The ColdFire+ microcontroller introduction includes two families: Qx and Jx. Both ColdFire+ microcontroller families include several family members with different amounts of RAM, Flash EPROM, a new type of EEPROM memory called FlexMemory (for more on the innovative FlexMemory, see this blog entry from the Denali Memory Report), and a variety of peripherals. The Jx variants include USB OTG (On the Go) support. In all, there will be 40 members of this new ColdFire-based microcontroller series. The Kinetis introduction includes seven different families (K10, K20, K30, K40, K50, K60, and K70) and there will be more than 200 variants within these seven families. All seven families are upward pin-compatible and share a common set of peripheral devices making it easy to move up to more capable family members if needed.
The amount of information about these microcontrollers is massive and will take a while for you to digest, but this is a blog about low-power design so the ten operating modes deserve a bit more discussion here. The ten modes are:
- Run: Normal run mode
- VLP (Very Low Power) Run: CPU and peripheral clocks limited to 2MHz. Flash access limited to 1MHz. LVD (low-voltage detection) is off.
- Wait: Peripherals function at full speed but the processor core sleeps.
- VLP Wait: CPU is in sleep mode. Peripheral clocks limited to 2 MHz.
- Stop: Processor core in static state. Register contents maintained. LVD on.
- VLP Stop: Processor core in static state. LVD off. Some peripherals and pin interrupts operational.
- LL (low-leakage) Stop: Processor core voltage reduced to low-leakage level.

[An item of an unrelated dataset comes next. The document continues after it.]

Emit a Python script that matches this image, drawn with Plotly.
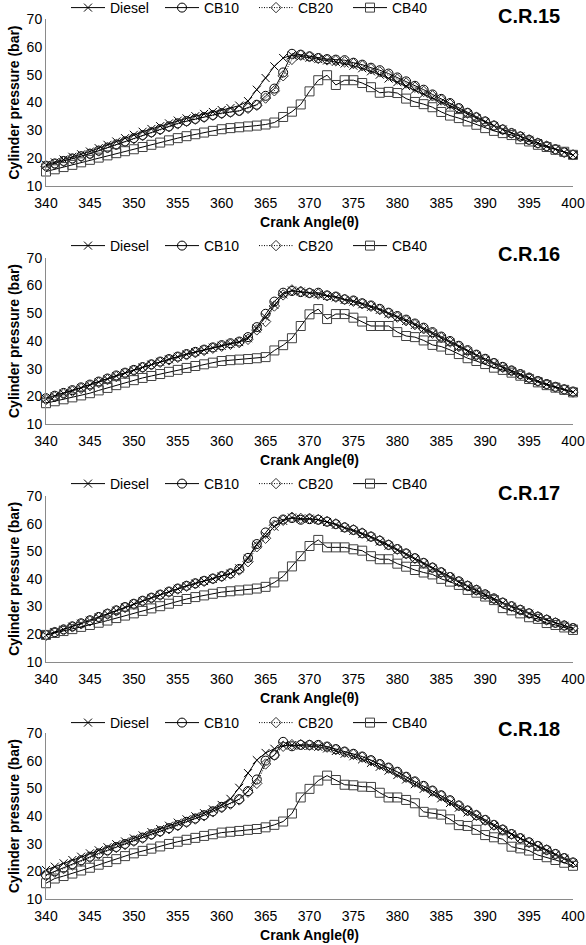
import plotly.graph_objects as go

crank_angle = list(range(340, 401))
series_names = ["Diesel", "CB10", "CB20", "CB40"]
panel_titles = ["C.R.15", "C.R.16", "C.R.17", "C.R.18"]
x_ticks = [340, 345, 350, 355, 360, 365, 370, 375, 380, 385, 390, 395, 400]
y_ticks = [10, 20, 30, 40, 50, 60, 70]

# ---- C.R.15 ----
cr15_diesel = [17.6, 18.5, 19.5, 20.5, 21.4, 22.4, 23.6, 24.8, 26.0, 27.2, 28.4, 29.5, 30.5, 31.5, 32.5, 33.5,
               34.3, 35.1, 35.9, 36.6, 37.3, 38.0, 38.9, 40.5, 44.6, 48.8, 53.0, 56.0, 57.0, 56.6, 56.1, 55.6,
               55.1, 54.6, 54.0, 53.2, 52.3, 51.2, 50.0, 48.6, 47.3, 45.9, 44.6, 43.1, 41.7, 40.2, 38.8, 37.3,
               35.8, 34.4, 33.0, 31.6, 30.3, 29.0, 27.8, 26.6, 25.4, 24.3, 23.2, 22.1, 21.1]
cr15_cb10 = [17.3, 18.1, 19.0, 19.9, 20.7, 21.6, 22.7, 23.8, 24.9, 26.0, 27.2, 28.3, 29.3, 30.4, 31.4, 32.5,
             33.3, 34.1, 34.8, 35.5, 36.2, 36.6, 37.0, 38.2, 39.2, 42.4, 45.0, 50.8, 57.5, 57.2, 56.6, 56.0,
             55.6, 55.4, 55.2, 54.3, 53.6, 52.5, 51.6, 50.4, 49.0, 47.6, 46.0, 44.6, 42.9, 41.3, 39.8, 38.0,
             36.3, 34.7, 33.2, 31.7, 30.3, 29.0, 27.8, 26.6, 25.4, 24.3, 23.2, 22.1, 21.2]
cr15_cb20 = [17.0, 17.9, 18.8, 19.7, 20.6, 21.5, 22.6, 23.7, 24.8, 25.9, 27.0, 28.1, 29.2, 30.2, 31.3, 32.3,
             33.2, 34.0, 34.7, 35.4, 36.0, 36.5, 37.0, 37.9, 39.0, 41.6, 44.2, 49.6, 55.5, 57.0, 56.4, 55.8,
             55.3, 55.0, 54.6, 54.0, 53.2, 52.1, 51.0, 49.8, 48.4, 47.0, 45.5, 44.0, 42.4, 40.9, 39.4, 37.8,
             36.2, 34.6, 33.1, 31.7, 30.3, 29.0, 27.8, 26.6, 25.4, 24.3, 23.2, 22.1, 21.2]
cr15_cb40 = [15.2, 16.0, 16.8, 17.6, 18.5, 19.4, 20.2, 21.0, 21.8, 22.5, 23.2, 24.0, 24.8, 25.6, 26.4, 27.2,
             27.9, 28.6, 29.2, 29.8, 30.4, 30.8, 31.1, 31.4, 31.7, 32.1, 32.8, 34.8, 36.7, 39.3, 44.0, 48.0,
             49.8, 46.3, 48.0, 48.0, 47.0, 45.5, 43.5, 43.8, 43.4, 41.4, 40.2, 39.4, 38.3, 36.6, 35.3, 34.4,
             33.2, 32.0, 30.8, 29.8, 29.0, 28.3, 26.8, 26.0, 24.8, 24.0, 23.0, 22.3, 21.2]

# ---- C.R.16 ----
cr16_diesel = [19.2, 20.1, 21.1, 22.1, 23.1, 24.1, 25.2, 26.3, 27.4, 28.5, 29.5, 30.5, 31.5, 32.5, 33.4, 34.3,
               35.2, 36.0, 36.8, 37.6, 38.3, 39.0, 39.6, 41.0, 44.5, 48.6, 53.0, 56.8, 58.2, 57.8, 57.2, 56.8,
               56.2, 55.7, 54.8, 54.2, 53.2, 52.3, 51.2, 49.8, 48.5, 47.2, 45.8, 44.2, 42.6, 41.0, 39.4, 37.8,
               36.2, 34.7, 33.2, 31.8, 30.4, 29.1, 27.9, 26.7, 25.5, 24.4, 23.4, 22.5, 21.6]
cr16_cb10 = [19.4, 20.3, 21.3, 22.3, 23.3, 24.3, 25.4, 26.5, 27.6, 28.6, 29.6, 30.6, 31.6, 32.6, 33.5, 34.4,
             35.3, 36.1, 36.9, 37.7, 38.5, 39.2, 39.8, 41.4, 45.0, 49.8, 54.2, 57.4, 58.0, 57.6, 57.3, 57.4,
             56.4, 56.0, 55.0, 54.6, 53.6, 52.8, 51.6, 50.2, 49.0, 47.7, 46.3, 44.8, 43.2, 41.6, 40.0, 38.3,
             36.7, 35.1, 33.6, 32.1, 30.7, 29.4, 28.1, 26.8, 25.6, 24.5, 23.5, 22.6, 21.8]
cr16_cb20 = [18.9, 19.9, 20.9, 21.9, 22.9, 23.9, 25.0, 26.1, 27.2, 28.3, 29.3, 30.4, 31.4, 32.3, 33.2, 34.1,
             35.0, 35.8, 36.6, 37.4, 38.1, 38.8, 39.4, 40.6, 44.0, 47.0, 52.6, 56.6, 58.4, 57.9, 57.3, 56.9,
             56.3, 55.8, 55.0, 54.3, 53.4, 52.5, 51.3, 50.0, 48.6, 47.3, 45.9, 44.4, 42.8, 41.2, 39.6, 38.0,
             36.4, 34.8, 33.3, 31.9, 30.5, 29.2, 28.0, 26.7, 25.5, 24.4, 23.4, 22.5, 21.6]
cr16_cb40 = [17.6, 18.3, 19.0, 19.7, 20.4, 21.2, 22.2, 23.1, 24.1, 25.0, 25.9, 26.7, 27.4, 28.1, 28.9, 29.6,
             30.3, 31.0, 31.6, 32.2, 32.8, 33.1, 33.3, 33.5, 33.8, 34.2, 36.6, 38.5, 41.0, 45.4, 49.6, 51.5,
             47.9, 49.7, 49.7, 48.4, 47.0, 45.4, 45.4, 45.4, 43.2, 41.8, 41.4, 40.2, 38.6, 38.0, 36.8, 35.3,
             33.8, 32.8, 31.7, 30.4, 29.6, 28.6, 27.5, 26.3, 25.1, 24.1, 23.2, 22.4, 21.5]

# ---- C.R.17 ----
cr17_diesel = [19.6, 20.6, 21.6, 22.7, 23.8, 24.9, 26.1, 27.3, 28.5, 29.7, 30.9, 32.0, 33.1, 34.2, 35.3, 36.4,
               37.4, 38.3, 39.2, 40.0, 40.9, 41.9, 43.8, 47.4, 52.4, 55.6, 58.9, 61.0, 62.2, 61.8, 61.8, 61.4,
               60.6, 59.6, 58.4, 57.4, 56.2, 55.0, 53.5, 52.0, 50.4, 48.8, 47.1, 45.4, 43.7, 42.0, 40.4, 38.8,
               37.2, 35.7, 34.1, 32.6, 31.2, 29.9, 28.6, 27.4, 26.2, 25.1, 24.0, 23.0, 22.0]
cr17_cb10 = [19.7, 20.7, 21.7, 22.8, 23.9, 25.0, 26.2, 27.4, 28.6, 29.8, 31.0, 32.1, 33.2, 34.3, 35.4, 36.5,
             37.5, 38.4, 39.3, 40.1, 41.0, 42.0, 43.6, 47.6, 52.6, 56.8, 60.7, 61.5, 62.0, 61.4, 61.6, 61.4,
             60.7, 59.8, 58.6, 57.7, 56.5, 55.3, 53.8, 52.3, 50.8, 49.2, 47.5, 45.8, 44.1, 42.4, 40.7, 39.1,
             37.5, 36.0, 34.4, 32.9, 31.4, 30.1, 28.8, 27.5, 26.3, 25.2, 24.1, 23.1, 22.2]
cr17_cb20 = [19.5, 20.5, 21.5, 22.6, 23.7, 24.8, 26.0, 27.2, 28.4, 29.6, 30.8, 31.9, 33.0, 34.1, 35.2, 36.3,
             37.3, 38.2, 39.1, 40.0, 40.8, 41.8, 43.2, 46.2, 51.6, 54.7, 59.4, 61.2, 62.3, 61.9, 61.9, 61.5,
             60.8, 59.9, 58.7, 57.8, 56.6, 55.3, 53.9, 52.3, 50.7, 49.1, 47.4, 45.7, 44.0, 42.3, 40.6, 39.0,
             37.4, 35.9, 34.3, 32.8, 31.3, 30.0, 28.7, 27.5, 26.3, 25.2, 24.1, 23.1, 22.1]
cr17_cb40 = [19.7, 20.4, 21.1, 21.8, 22.6, 23.3, 24.1, 24.9, 25.8, 26.7, 27.5, 28.4, 29.3, 30.1, 31.0, 32.0,
             32.7, 33.4, 34.0, 34.6, 35.2, 35.5, 35.8, 36.1, 36.5, 37.1, 38.7, 40.9, 44.5, 48.2, 51.9, 54.1,
             51.4, 51.4, 51.4, 50.7, 50.2, 48.2, 47.1, 47.1, 45.5, 44.4, 43.2, 42.3, 41.6, 40.0, 39.0, 37.8,
             36.0, 35.0, 33.6, 32.3, 29.4, 28.6, 27.5, 26.1, 25.5, 24.0, 23.3, 22.4, 21.5]

# ---- C.R.18 ----
cr18_diesel = [20.5, 21.7, 22.9, 24.1, 25.3, 26.5, 27.6, 28.7, 29.8, 30.8, 31.9, 33.0, 34.2, 35.3, 36.5, 37.6,
               38.8, 39.9, 41.0, 42.4, 44.0, 46.2, 50.2, 55.5, 60.2, 62.8, 64.3, 65.4, 65.6, 65.4, 65.3, 65.0,
               64.4, 63.5, 62.5, 61.6, 60.5, 59.2, 57.8, 56.4, 54.8, 53.2, 51.5, 49.8, 48.1, 46.4, 44.7, 43.0,
               41.3, 39.7, 38.0, 36.4, 34.8, 33.3, 31.8, 30.3, 28.9, 27.5, 26.0, 24.6, 23.0]
cr18_cb10 = [18.7, 20.0, 21.3, 22.6, 24.0, 25.3, 26.5, 27.6, 28.8, 29.9, 31.1, 32.2, 33.4, 34.5, 35.6, 36.7,
             37.9, 39.1, 40.3, 41.7, 43.3, 44.6, 46.1, 49.0, 53.2, 60.0, 62.0, 66.8, 65.2, 65.7, 65.7, 65.7,
             65.1, 64.2, 63.3, 62.5, 61.5, 60.2, 58.8, 57.5, 56.0, 54.2, 52.5, 50.9, 49.2, 47.5, 45.7, 43.8,
             42.0, 40.3, 38.6, 36.8, 35.1, 33.5, 32.0, 30.5, 29.2, 27.8, 26.3, 24.8, 23.2]
cr18_cb20 = [18.4, 19.7, 21.0, 22.3, 23.7, 25.0, 26.2, 27.4, 28.6, 29.7, 30.9, 32.0, 33.2, 34.3, 35.4, 36.5,
             37.7, 38.9, 40.1, 41.5, 43.0, 44.3, 45.8, 48.6, 51.8, 58.8, 62.0, 65.2, 65.8, 65.8, 65.6, 65.4,
             64.9, 64.0, 63.1, 62.3, 61.3, 60.0, 58.6, 57.3, 55.8, 54.0, 52.3, 50.7, 49.0, 47.3, 45.5, 43.7,
             41.9, 40.2, 38.5, 36.7, 35.0, 33.4, 31.9, 30.4, 29.1, 27.7, 26.2, 24.7, 23.1]
cr18_cb40 = [15.7, 17.4, 18.3, 19.2, 20.3, 21.3, 22.4, 23.4, 24.4, 25.5, 26.5, 27.4, 28.2, 29.0, 29.9, 30.7,
             31.4, 32.1, 32.8, 33.4, 34.0, 34.3, 34.6, 35.0, 35.3, 35.9, 36.8, 38.0, 40.9, 46.7, 49.8, 52.8,
             54.6, 53.0, 51.3, 51.1, 50.6, 50.5, 48.4, 46.7, 46.7, 45.8, 44.6, 41.5, 40.9, 40.5, 38.8, 36.7,
             36.4, 35.0, 33.1, 32.3, 31.6, 28.9, 28.3, 27.5, 25.9, 25.1, 24.1, 23.1, 22.0]

panels = [
    [cr15_diesel, cr15_cb10, cr15_cb20, cr15_cb40],
    [cr16_diesel, cr16_cb10, cr16_cb20, cr16_cb40],
    [cr17_diesel, cr17_cb10, cr17_cb20, cr17_cb40],
    [cr18_diesel, cr18_cb10, cr18_cb20, cr18_cb40],
]

W, H = 586, 945
ML, MR = 46, 13
PW = W - ML - MR
# pixel rows of each plot area (top = 70 bar, bottom = 10 bar)
plot_rows = [(19, 186), (257.7, 424.3), (496, 661.7), (733, 899)]
legend_rows = [8, 246, 484, 723]
title_rows = [16, 254, 493, 729]

FONT = "Liberation Sans, Arial, sans-serif"
AXIS_COLOR = "#8a8a8a"

styles = [
    dict(line=dict(color="black", width=1, dash="solid"),
         marker=dict(symbol="x-thin", size=8, color="black", line=dict(color="black", width=1))),
    dict(line=dict(color="black", width=1, dash="solid"),
         marker=dict(symbol="circle-open", size=9, color="black", line=dict(color="black", width=1))),
    dict(line=dict(color="black", width=1, dash="1px,1.5px"),
         marker=dict(symbol="diamond-open", size=8, color="#303030", line=dict(color="#303030", width=1))),
    dict(line=dict(color="black", width=1, dash="solid"),
         marker=dict(symbol="square-open", size=9, color="#404040", line=dict(color="#404040", width=1))),
]

fig = go.Figure()
layout = dict(
    width=W, height=H,
    margin=dict(l=ML, r=MR, t=0, b=0, autoexpand=False),
    paper_bgcolor="white", plot_bgcolor="white",
    font=dict(family=FONT, size=14, color="black"),
    showlegend=True,
)
annotations = []

for p, series in enumerate(panels):
    idx = "" if p == 0 else str(p + 1)
    top, bot = plot_rows[p]
    legend_name = "legend" + idx
    for s, (name, vals) in enumerate(zip(series_names, series)):
        st = styles[s]
        fig.add_trace(go.Scatter(
            x=crank_angle, y=vals, name=name, mode="lines+markers",
            line=st["line"], marker=st["marker"],
            xaxis="x" + idx, yaxis="y" + idx, legend=legend_name,
            cliponaxis=False,
        ))
    layout["xaxis" + idx] = dict(
        domain=[0, 1], anchor="y" + idx, range=[340, 400],
        tickmode="array", tickvals=x_ticks, automargin=False,
        showgrid=False, zeroline=False, showline=True, linecolor=AXIS_COLOR, linewidth=1,
        ticks="", ticklabelstandoff=4, tickfont=dict(size=14, color="black"),
        title=dict(text="<b>Crank Angle(θ)</b>", font=dict(size=14, color="black"), standoff=7),
    )
    layout["yaxis" + idx] = dict(
        domain=[1 - bot / H, 1 - top / H], anchor="x" + idx, range=[10, 70],
        tickmode="array", tickvals=y_ticks, automargin=False,
        showgrid=False, zeroline=False, showline=True, linecolor=AXIS_COLOR, linewidth=1,
        ticks="", tickfont=dict(size=14, color="black"),
        title=dict(text="<b>Cylinder pressure (bar)</b>", font=dict(size=14, color="black"), standoff=3),
    )
    layout[legend_name] = dict(
        orientation="h", x=(66 - ML) / PW, xanchor="left",
        y=1 - legend_rows[p] / H, yanchor="middle",
        bgcolor="rgba(0,0,0,0)", borderwidth=0,
        font=dict(size=14, color="black"), itemwidth=34, entrywidth=45,
    )
    annotations.append(dict(
        text="<b>" + panel_titles[p] + "</b>", xref="paper", yref="paper",
        x=(529 - ML) / PW, y=1 - title_rows[p] / H,
        xanchor="center", yanchor="middle", showarrow=False,
        font=dict(size=20, color="black", family=FONT),
    ))

layout["annotations"] = annotations
fig.update_layout(**layout)
fig.write_html("out.html", config={"displayModeBar": False},
               post_script="document.body.style.margin='0px';")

Register contents retained. Exit using interrupts from various peripherals and from interrupt pins.
- VLL (very low leakage) Stop 3: Processor core voltage reduced to low-leakage level. Most internal logic powered down. All system RAM contents retained. I/O states held.
- VLL Stop 2: Like VLL Stop 3 but only some of the system RAM contents are maintained.
- VLL Stop 1: Like VLL Stop 3 but only 32 bytes of the register file are maintained.
Naturally, the deeper you go into the power-down modes, the longer it takes to wake up the microcontroller. The Kinetis microcontrollers need 4 microseconds to awake from the VLP Wait and VLP Stop modes, 35 microseconds to awake from the VLL Stop 3 and VLL Stop 2 modes, and more than 100 microseconds to awake from the VLL Stop 1 mode and to restore RAM. These ten operating modes give the embedded design team tremendous flexibility in managing system power consumption.
In addition to these 240 new 32-bit devices, Freescale has rolled out substantial development support for them in the form of an Eclipse-based CodeWarrior IDE that includes compilers for both the ColdFire+ and ARM Cortex-M4 processor cores. Freescale also provides the MQX RTOS and associated software stacks at no additional charge to ColdFire+ and Kinetis customers. There’s also a large and growing ecosystem for these parts.